If the dispute isn’t resolved after the appeals process—or if you didn’t appeal—the IRS will issue a Notice of Deficiency (commonly called a 90-day letter). This is your critical opportunity to petition the U.S. Tax Court within 90 days (or 150 days if you’re outside the U.S.). Filing this petition allows you to contest the deficiency without having to pay the disputed tax upfront. Missing this deadline means the IRS can assess the tax and begin collection, and your only recourse may be paying the tax first and filing a refund claim afterwards.
For example, consider Sarah, a small business owner audited by the IRS that disallowed some of her home office deductions. After receiving the 30-day letter, she appealed by submitting a protest and attending an appeals conference, which resulted in a compromise and a smaller tax adjustment she accepted. Had she not appealed, Sarah could have received a 90-day letter and needed to file a Tax Court petition to further dispute the issue without prepayment.
Taxpayers of all types—individuals, married couples, and businesses—may encounter deficiency procedures whenever the IRS proposes a higher tax liability after examination.
To navigate deficiency procedures effectively, remember:
- Respond promptly to IRS letters; ignoring them risks losing appeal opportunities and facing collection.
- Understand your rights, including appeal rights and U.S. Tax Court access.
- Keep detailed records to support your tax positions.
- Seek professional representation from tax attorneys, CPAs, or enrolled agents, especially when dealing with complex issues or court cases.
- Act swiftly on the 90-day letter deadlines.
Common misunderstandings include believing the 30-day letter is a final bill (it’s not) or thinking you must pay disputed tax before going to court (U.S. Tax Court allows prepayment challenge). Missing key deadlines or trying to self-represent in complex cases can lead to unfavorable outcomes.

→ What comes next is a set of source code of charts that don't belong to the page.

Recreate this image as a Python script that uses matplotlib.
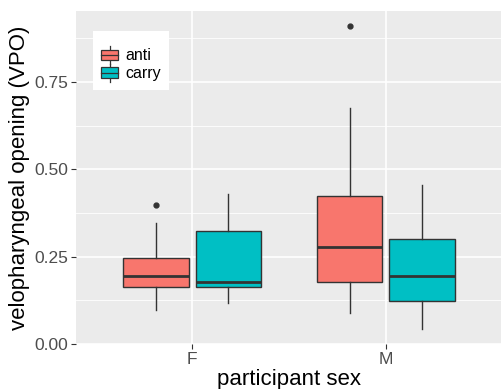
import matplotlib
matplotlib.use("Agg")
import matplotlib.pyplot as plt
from matplotlib.patches import Rectangle
from matplotlib.lines import Line2D
from matplotlib.legend_handler import HandlerBase

plt.rcParams['font.family'] = ['Liberation Sans', 'DejaVu Sans']

# data
groups = ['F', 'M']
conds = ['anti', 'carry']
colors = {'anti': '#F8766D', 'carry': '#00BFC4'}

anti_whislo = [0.097, 0.088]
anti_q1 = [0.163, 0.177]
anti_med = [0.196, 0.278]
anti_q3 = [0.246, 0.424]
anti_whishi = [0.346, 0.675]
anti_fliers = [[0.397], [0.910]]

carry_whislo = [0.118, 0.043]
carry_q1 = [0.162, 0.123]
carry_med = [0.177, 0.196]
carry_q3 = [0.324, 0.300]
carry_whishi = [0.430, 0.455]
carry_fliers = [[], []]

yticks = [0.0, 0.25, 0.50, 0.75]
ytick_labels = ['0.00', '0.25', '0.50', '0.75']

stats = {
    'anti': (anti_whislo, anti_q1, anti_med, anti_q3, anti_whishi, anti_fliers),
    'carry': (carry_whislo, carry_q1, carry_med, carry_q3, carry_whishi, carry_fliers),
}

edge = '#333333'
fig = plt.figure(figsize=(5.02, 3.89), dpi=100)
ax = fig.add_axes([0.1514, 0.1157, 0.8486, 0.856])
ax.set_facecolor('#EBEBEB')

# grid
for v in [0.125, 0.375, 0.625, 0.875]:
    ax.axhline(v, color='white', lw=0.6, zorder=0)
for v in yticks:
    ax.axhline(v, color='white', lw=1.2, zorder=0)
for x in [1, 2]:
    ax.axvline(x, color='white', lw=1.2, zorder=0)

offsets = {'anti': -0.1875, 'carry': 0.1875}
for c in conds:
    wl, q1, md, q3, wh, fl = stats[c]
    bstats = []
    for i in range(len(groups)):
        bstats.append(dict(whislo=wl[i], q1=q1[i], med=md[i], q3=q3[i],
                           whishi=wh[i], fliers=fl[i]))
    pos = [i + 1 + offsets[c] for i in range(len(groups))]
    ax.bxp(bstats, positions=pos, widths=0.3375, patch_artist=True,
           showcaps=False,
           boxprops=dict(facecolor=colors[c], edgecolor=edge, linewidth=1.0),
           medianprops=dict(color=edge, linewidth=2.0),
           whiskerprops=dict(color=edge, linewidth=1.0),
           flierprops=dict(marker='o', markerfacecolor=edge, markeredgecolor=edge,
                           markersize=3.5),
           zorder=2)

ax.set_xlim(0.4, 2.6)
ax.set_ylim(0, 0.953)
ax.set_xticks([1, 2])
ax.set_xticklabels(groups)
ax.set_yticks(yticks)
ax.set_yticklabels(ytick_labels)
ax.tick_params(axis='both', colors=edge, length=3.5, width=0.8,
               labelsize=12.5, labelcolor='#4D4D4D', pad=2)
for s in ax.spines.values():
    s.set_visible(False)

ax.set_xlabel('participant sex', fontsize=16, labelpad=2)
ax.set_ylabel('velopharyngeal opening (VPO)', fontsize=16, labelpad=3)


class BoxKey(HandlerBase):
    # ggplot style boxplot key: box, middle line, whiskers
    def create_artists(self, legend, orig_handle, xdescent, ydescent,
                       width, height, fontsize, trans):
        x0, y0 = -xdescent, -ydescent
        cx = x0 + width / 2
        lo = y0 + height * 0.2
        hi = y0 + height * 0.8
        r = Rectangle((x0, lo), width, hi - lo,
                      facecolor=orig_handle.get_facecolor(), edgecolor=edge,
                      lw=0.9, transform=trans)
        m = Line2D([x0, x0 + width], [y0 + height / 2] * 2, color=edge, lw=0.9,
                   transform=trans)
        w1 = Line2D([cx, cx], [hi, y0 + height], color=edge, lw=0.9,
                    transform=trans)
        w2 = Line2D([cx, cx], [y0, lo], color=edge, lw=0.9,
                    transform=trans)
        return [w1, w2, r, m]


handles = [Rectangle((0, 0), 1, 1, facecolor=colors[c]) for c in conds]
leg = ax.legend(handles, conds, loc='upper left', bbox_to_anchor=(0.04, 0.94),
                fontsize=11.5, frameon=True, fancybox=False, framealpha=1,
                edgecolor='white', handler_map={Rectangle: BoxKey()},
                handlelength=1.07, handleheight=1.35, labelspacing=0.0,
                handletextpad=0.45, borderpad=0.5, borderaxespad=0,
                title=' ', title_fontsize=5)
leg.get_frame().set_linewidth(0)

fig.savefig('out.png', dpi=100)
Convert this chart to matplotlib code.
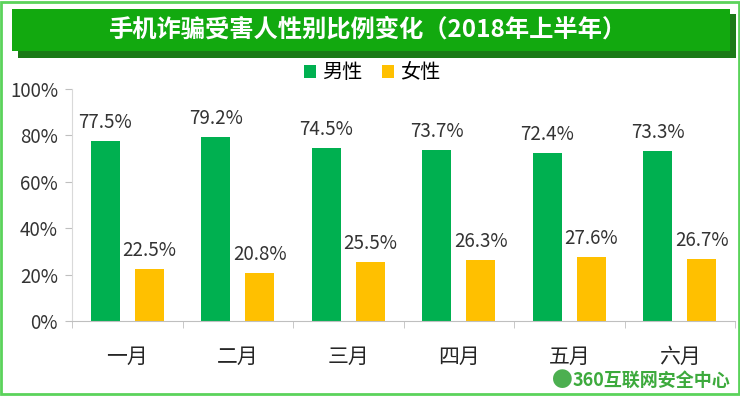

For detailed guidance on appealing to the IRS Office of Appeals, visit our article on The Role of the IRS Appeals Office. To understand Tax Court procedures and filing petitions properly, see Taking Your Case to U.S. Tax Court.
According to IRS Publication 5, Your Appeal Rights and How To Prepare a Protest If You Don’t Agree With the IRS (https://www.irs.gov/pub/irs-pdf/p5.pdf), following deficiency procedures carefully safeguards your rights and options.
For authoritative IRS resources, see the official IRS page on Notice of Deficiency (IRS Form CP3219).
By understanding and properly engaging in IRS deficiency procedures, you can effectively protect your interests during tax disputes and ensure the IRS follows all legal requirements before collecting additional taxes.